Walmart to hire 100,000 veterans over five years

Elise Amendola/AP File Photo

Mega retailer Walmart announced on Tuesday that it would hire more than 100,000 veterans over the next five years.

In a speech during an annual event of the National Retail Federation, Walmart U.S President and CEO Bill Simon said that the company would offer a job to any honorably discharged veteran within a year of leaving active duty service. Simons said opportunities would be primarily in the company’s stores and distribution centers.

“Veterans have a record of performance under pressure,” Simons said in a statement. “There is a seriousness and sense of purpose that the military instills, and we need it today more than ever.”

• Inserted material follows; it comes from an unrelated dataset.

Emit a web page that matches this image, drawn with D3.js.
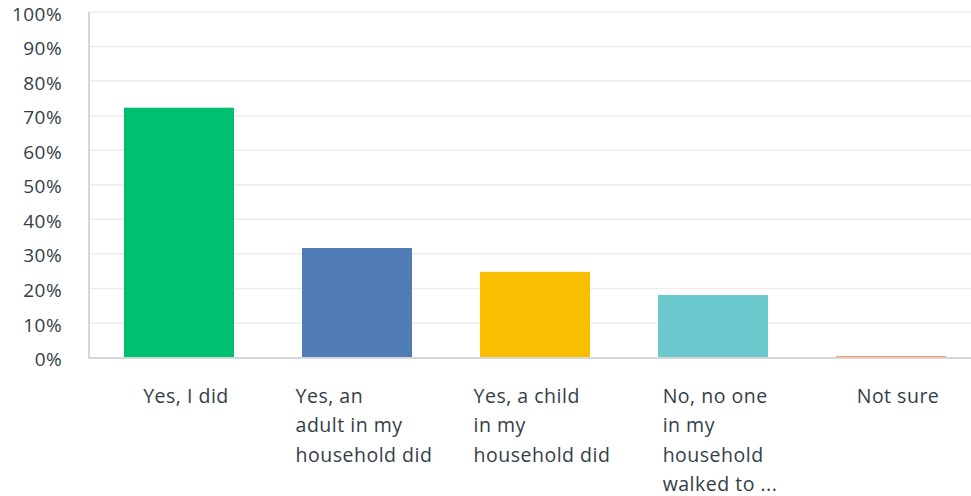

Company officials spoke to First Lady Michelle Obama’s team about the new employment initiative, the announcement said. The Obama administration will be working with other major businesses over the next several weeks to help them make similar commitments.

“As our wars come to an end and our troops continue to come home, it's more important than ever that all of us -- not just government, but our businesses and nonprofits as well -- do our part to serve those who have served us so bravely,” First Lady Michelle Obama said, according to Walmart’s statement.

The program is meant to address the major problem of high unemployment rates for combat veterans. One estimate showed the unemployment rate for Iraq and Afghanistan veterans at nearly 10 percent, much higher than the national average. Another statistic said that veterans younger than 25 discharged in 2011 faced a 29.1 percent unemployment rate.

In 2011, the White House launched the Joining Forces initiative, designed to help increase post-combat veteran employment. The program has helped more than 125,000 veterans procure employment with more than 2,000 companies, according to the White House.